__Exercise__
The lines from the top of the material through the line with "ax = fig.add_axes([10/1166, 76/494, 1128/1166, 418/494])" are to be set down exactly. Leave the pictures out.
▼
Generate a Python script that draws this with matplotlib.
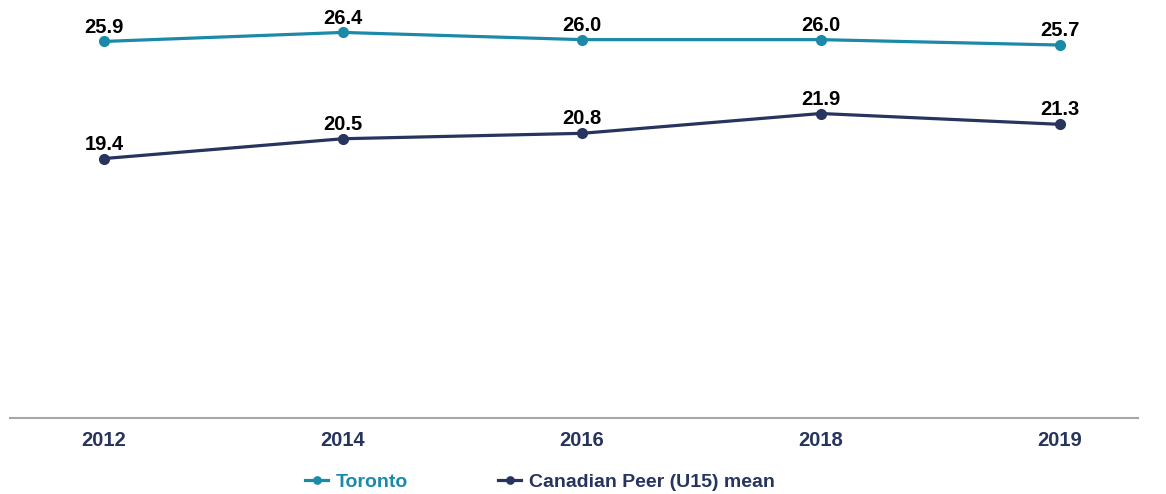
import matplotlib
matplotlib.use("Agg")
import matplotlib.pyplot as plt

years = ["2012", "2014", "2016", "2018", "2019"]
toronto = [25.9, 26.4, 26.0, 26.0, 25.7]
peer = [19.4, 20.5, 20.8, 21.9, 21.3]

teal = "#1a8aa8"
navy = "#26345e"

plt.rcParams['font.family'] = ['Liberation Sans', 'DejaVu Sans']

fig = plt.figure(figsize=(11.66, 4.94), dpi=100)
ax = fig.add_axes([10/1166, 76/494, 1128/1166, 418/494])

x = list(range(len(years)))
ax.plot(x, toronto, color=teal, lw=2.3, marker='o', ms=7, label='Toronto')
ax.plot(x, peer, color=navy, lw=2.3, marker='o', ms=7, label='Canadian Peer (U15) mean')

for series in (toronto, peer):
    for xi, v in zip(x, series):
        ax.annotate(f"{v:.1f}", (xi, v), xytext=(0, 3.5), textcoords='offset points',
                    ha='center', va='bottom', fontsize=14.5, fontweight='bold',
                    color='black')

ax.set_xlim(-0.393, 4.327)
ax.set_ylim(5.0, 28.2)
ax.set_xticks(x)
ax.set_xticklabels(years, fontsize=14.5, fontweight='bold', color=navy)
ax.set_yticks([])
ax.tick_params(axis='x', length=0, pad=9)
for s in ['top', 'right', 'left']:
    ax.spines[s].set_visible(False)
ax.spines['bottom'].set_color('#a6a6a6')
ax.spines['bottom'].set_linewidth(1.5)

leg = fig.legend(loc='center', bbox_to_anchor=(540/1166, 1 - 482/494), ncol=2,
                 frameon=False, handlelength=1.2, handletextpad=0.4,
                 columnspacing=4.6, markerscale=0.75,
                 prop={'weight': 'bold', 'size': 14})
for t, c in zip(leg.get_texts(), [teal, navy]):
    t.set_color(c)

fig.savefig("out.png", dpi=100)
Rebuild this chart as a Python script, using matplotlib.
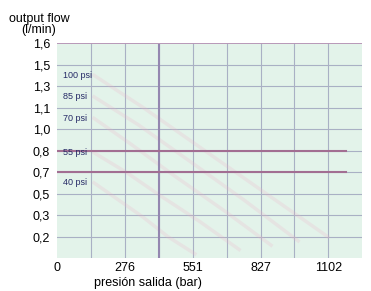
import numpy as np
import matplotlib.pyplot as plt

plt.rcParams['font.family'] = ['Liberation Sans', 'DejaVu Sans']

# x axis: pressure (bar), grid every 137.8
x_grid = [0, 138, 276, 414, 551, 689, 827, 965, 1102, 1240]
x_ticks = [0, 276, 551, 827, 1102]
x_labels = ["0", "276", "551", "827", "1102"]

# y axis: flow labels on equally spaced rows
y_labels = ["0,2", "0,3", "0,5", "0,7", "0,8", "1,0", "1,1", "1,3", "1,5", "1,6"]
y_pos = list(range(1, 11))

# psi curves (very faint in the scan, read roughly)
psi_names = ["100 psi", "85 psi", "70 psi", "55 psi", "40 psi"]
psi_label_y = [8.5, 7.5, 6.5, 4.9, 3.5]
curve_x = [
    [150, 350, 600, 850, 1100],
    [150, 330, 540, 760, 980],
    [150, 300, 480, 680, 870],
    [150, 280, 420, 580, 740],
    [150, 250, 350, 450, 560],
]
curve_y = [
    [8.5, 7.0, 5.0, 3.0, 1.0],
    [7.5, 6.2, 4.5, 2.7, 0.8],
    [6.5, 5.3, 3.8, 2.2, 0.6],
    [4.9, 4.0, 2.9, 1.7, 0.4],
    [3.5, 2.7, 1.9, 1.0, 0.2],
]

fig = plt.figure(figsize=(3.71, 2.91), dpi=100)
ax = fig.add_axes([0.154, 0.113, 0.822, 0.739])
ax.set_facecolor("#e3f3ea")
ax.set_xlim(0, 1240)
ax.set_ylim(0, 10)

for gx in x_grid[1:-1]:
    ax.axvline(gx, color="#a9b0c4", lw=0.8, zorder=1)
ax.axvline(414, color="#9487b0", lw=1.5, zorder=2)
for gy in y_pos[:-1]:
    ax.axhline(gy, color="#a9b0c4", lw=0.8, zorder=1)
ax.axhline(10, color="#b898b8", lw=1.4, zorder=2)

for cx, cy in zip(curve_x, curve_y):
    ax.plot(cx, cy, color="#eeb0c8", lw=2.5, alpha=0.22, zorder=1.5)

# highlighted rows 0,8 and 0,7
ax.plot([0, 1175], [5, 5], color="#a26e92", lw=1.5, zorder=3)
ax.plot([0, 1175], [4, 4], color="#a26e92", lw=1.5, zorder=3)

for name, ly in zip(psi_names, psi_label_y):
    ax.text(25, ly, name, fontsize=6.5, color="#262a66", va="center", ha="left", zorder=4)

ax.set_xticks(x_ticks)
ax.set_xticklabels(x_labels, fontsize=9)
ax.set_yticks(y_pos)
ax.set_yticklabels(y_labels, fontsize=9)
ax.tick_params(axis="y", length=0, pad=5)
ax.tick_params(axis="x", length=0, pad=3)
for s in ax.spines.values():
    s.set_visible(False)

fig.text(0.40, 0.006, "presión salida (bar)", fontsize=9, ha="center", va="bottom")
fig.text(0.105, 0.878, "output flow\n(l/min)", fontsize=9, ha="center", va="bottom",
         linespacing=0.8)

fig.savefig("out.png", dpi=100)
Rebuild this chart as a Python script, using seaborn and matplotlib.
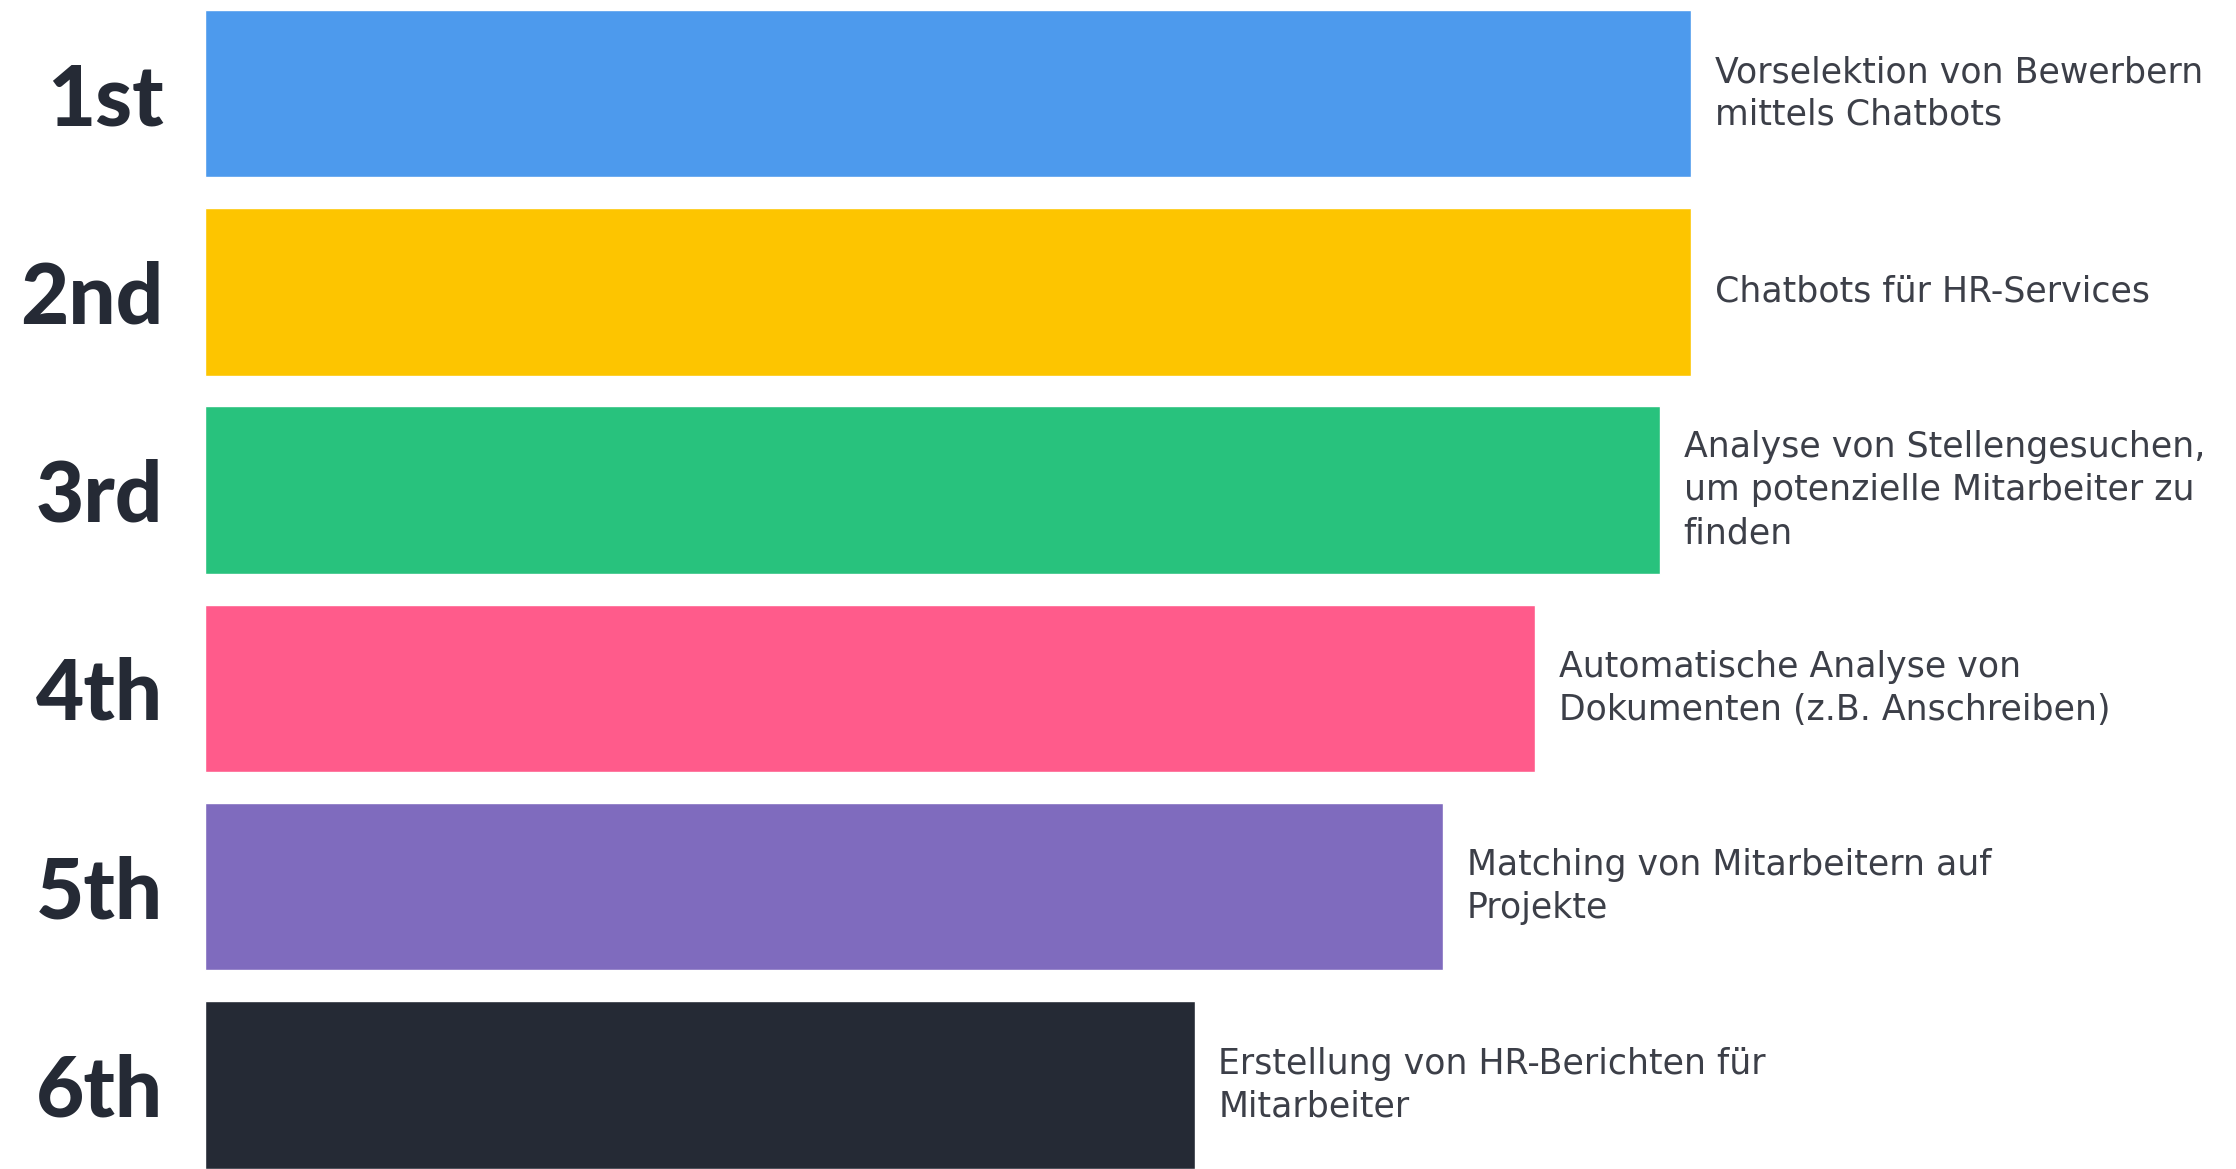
▲
__Task output__
Generate a Python script that draws this with matplotlib.
import matplotlib
matplotlib.use("Agg")
import matplotlib.pyplot as plt

years = ["2012", "2014", "2016", "2018", "2019"]
toronto = [25.9, 26.4, 26.0, 26.0, 25.7]
peer = [19.4, 20.5, 20.8, 21.9, 21.3]

teal = "#1a8aa8"
navy = "#26345e"

plt.rcParams['font.family'] = ['Liberation Sans', 'DejaVu Sans']

fig = plt.figure(figsize=(11.66, 4.94), dpi=100)
ax = fig.add_axes([10/1166, 76/494, 1128/1166, 418/494])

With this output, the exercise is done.